IN immediate response to the appeal of the President, four hundred Pennsylvania volunteers, escorted by three hundred United States troops, were the first who reached Washington. They went from Carlisle Barracks, and arrived in Washington at 10 o'clock in the night of the 18th, and bivouacked in the Capitol. On the same day, the Sixth Regiment of Massachusetts Volunteers left Boston for Washington. They reached Baltimore, forty miles from the Capitol, on the 19th, and there met a regiment from Philadelphia. Both of these bodies of citizen troops had started so suddenly, that they were quite unprepared for hostilities. The Massachusetts troops were partially armed, but the Pennsylvania men had scarcely a musket. They were expecting to be supplied with arms in Washington. The Massachusetts regiment occupied eleven cars, and reached Baltimore, through New York and Philadelphia, without accident. But here, in the first slaveholding city they entered, they found a large crowd assembled, with menacing looks and words, and hostile demonstrations of a very serious character began to be made.

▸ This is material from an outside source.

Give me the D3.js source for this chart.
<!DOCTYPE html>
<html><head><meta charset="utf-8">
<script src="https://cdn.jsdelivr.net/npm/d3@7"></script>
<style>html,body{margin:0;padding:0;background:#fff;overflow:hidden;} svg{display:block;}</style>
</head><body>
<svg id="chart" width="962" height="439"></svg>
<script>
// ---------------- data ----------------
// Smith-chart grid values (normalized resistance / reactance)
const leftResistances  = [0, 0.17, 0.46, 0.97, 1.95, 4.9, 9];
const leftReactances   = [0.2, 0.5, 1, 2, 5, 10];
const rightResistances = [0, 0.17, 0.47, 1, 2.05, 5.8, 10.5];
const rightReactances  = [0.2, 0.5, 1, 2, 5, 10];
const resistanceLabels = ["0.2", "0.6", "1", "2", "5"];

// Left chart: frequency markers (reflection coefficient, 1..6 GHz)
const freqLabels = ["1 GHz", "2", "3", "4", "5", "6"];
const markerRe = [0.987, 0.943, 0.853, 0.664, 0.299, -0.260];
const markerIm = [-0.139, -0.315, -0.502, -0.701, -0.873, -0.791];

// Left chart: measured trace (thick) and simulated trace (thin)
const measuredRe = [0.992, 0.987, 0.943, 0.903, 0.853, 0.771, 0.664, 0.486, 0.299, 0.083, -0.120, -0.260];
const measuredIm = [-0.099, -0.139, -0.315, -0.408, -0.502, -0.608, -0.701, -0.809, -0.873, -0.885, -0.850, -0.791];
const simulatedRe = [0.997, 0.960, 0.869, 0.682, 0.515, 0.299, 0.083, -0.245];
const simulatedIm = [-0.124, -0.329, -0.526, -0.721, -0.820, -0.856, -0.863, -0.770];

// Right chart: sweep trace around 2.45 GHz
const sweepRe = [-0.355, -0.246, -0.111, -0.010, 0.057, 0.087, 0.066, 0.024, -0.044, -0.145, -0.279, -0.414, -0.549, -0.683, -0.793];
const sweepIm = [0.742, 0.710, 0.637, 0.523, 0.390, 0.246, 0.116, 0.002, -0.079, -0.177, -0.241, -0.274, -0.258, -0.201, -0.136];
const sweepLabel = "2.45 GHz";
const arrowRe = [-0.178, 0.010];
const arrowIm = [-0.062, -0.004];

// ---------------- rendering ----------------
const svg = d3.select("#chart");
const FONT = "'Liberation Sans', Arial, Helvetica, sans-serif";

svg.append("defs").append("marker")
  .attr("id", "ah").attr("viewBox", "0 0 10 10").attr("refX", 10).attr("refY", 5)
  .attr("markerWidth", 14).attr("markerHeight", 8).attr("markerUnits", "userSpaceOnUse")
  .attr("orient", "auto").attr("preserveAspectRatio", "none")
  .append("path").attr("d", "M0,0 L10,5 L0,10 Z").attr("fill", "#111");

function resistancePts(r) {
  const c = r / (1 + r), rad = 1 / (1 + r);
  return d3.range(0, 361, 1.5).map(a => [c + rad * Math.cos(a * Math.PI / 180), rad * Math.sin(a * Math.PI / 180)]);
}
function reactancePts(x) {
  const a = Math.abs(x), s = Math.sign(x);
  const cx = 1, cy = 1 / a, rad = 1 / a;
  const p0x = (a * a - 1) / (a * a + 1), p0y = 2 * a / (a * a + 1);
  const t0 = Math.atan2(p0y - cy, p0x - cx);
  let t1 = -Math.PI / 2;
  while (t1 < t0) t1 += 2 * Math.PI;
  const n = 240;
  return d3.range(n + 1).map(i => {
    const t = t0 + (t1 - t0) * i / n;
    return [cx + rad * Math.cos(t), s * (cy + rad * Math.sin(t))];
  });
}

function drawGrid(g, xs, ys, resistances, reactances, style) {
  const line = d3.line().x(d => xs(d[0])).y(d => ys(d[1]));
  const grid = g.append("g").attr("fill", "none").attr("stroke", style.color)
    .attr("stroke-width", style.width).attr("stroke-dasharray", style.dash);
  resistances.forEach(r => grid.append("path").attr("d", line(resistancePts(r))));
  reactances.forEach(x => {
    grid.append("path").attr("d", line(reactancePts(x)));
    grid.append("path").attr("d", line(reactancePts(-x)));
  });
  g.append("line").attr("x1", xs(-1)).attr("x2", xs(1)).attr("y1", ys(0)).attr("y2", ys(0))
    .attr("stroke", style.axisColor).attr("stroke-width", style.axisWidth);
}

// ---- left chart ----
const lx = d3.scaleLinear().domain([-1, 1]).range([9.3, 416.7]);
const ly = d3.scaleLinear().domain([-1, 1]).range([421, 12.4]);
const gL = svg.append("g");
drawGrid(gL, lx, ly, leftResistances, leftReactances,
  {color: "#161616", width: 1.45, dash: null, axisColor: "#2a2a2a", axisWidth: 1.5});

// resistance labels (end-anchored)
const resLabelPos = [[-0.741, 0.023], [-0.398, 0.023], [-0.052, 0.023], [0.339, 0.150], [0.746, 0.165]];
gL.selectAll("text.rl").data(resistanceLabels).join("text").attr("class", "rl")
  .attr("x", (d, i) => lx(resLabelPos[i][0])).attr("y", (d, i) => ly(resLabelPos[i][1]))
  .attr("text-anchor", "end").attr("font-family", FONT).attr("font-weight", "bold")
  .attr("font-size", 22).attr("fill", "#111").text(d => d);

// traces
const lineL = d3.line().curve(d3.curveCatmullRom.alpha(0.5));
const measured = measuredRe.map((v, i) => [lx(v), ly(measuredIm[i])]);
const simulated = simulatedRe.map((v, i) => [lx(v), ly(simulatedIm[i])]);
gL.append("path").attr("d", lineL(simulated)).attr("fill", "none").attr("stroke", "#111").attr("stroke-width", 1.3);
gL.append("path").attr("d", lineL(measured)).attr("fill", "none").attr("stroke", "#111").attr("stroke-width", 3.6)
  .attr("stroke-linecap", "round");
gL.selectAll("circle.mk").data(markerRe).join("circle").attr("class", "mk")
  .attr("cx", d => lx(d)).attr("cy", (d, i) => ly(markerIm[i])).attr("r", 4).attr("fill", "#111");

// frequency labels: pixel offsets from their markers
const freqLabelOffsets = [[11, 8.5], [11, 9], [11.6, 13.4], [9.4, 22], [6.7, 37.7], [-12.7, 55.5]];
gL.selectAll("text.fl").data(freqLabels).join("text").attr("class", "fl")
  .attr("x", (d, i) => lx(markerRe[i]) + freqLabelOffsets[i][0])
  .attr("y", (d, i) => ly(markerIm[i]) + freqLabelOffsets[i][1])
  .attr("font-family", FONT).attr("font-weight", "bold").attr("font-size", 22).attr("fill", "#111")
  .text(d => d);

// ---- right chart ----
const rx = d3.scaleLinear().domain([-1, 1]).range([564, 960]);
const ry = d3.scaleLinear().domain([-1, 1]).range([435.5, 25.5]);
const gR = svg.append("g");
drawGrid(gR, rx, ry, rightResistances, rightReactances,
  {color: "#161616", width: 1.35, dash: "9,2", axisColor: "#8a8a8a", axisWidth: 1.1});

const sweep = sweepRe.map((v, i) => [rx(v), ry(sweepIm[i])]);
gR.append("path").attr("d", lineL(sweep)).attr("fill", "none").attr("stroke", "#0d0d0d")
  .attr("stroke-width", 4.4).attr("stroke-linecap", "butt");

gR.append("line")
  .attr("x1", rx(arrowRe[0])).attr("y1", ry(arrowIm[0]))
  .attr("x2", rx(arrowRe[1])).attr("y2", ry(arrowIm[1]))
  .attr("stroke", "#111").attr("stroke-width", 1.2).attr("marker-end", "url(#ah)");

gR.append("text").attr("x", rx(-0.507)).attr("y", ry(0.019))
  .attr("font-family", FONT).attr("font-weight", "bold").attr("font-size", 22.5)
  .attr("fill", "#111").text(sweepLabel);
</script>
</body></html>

It was necessary to pass directly through the city, a distance of two and a half miles, in the cars, drawn by horses instead of engines, to the Washington station. In this way, nine out of eleven of the cars passed in safety, though insults and curses pursued them all the way, and not a few stones and brickbats were hurled at them. The excitement rapidly increased, and denser multitudes flooded the streets, until there was a mass of ten thousand men, not all indeed sympathizing with the rioters, who surrounded and arrested the progress of the two last cars, which contained but one hundred men, and many of them unarmed.

A hideous scene of uproar and clamor ensued. There was no police power to stay the tumult. Heavy anchors and other obstructions were thrown upon the track, and the rails torn up. A secession flag was waved defiantly, and the most bitter curses of the Union were blended with huzzas for the Confederacy. Thus far the soldiers had remained quietly in the cars, making no reply, by word or look, to their insulting foes.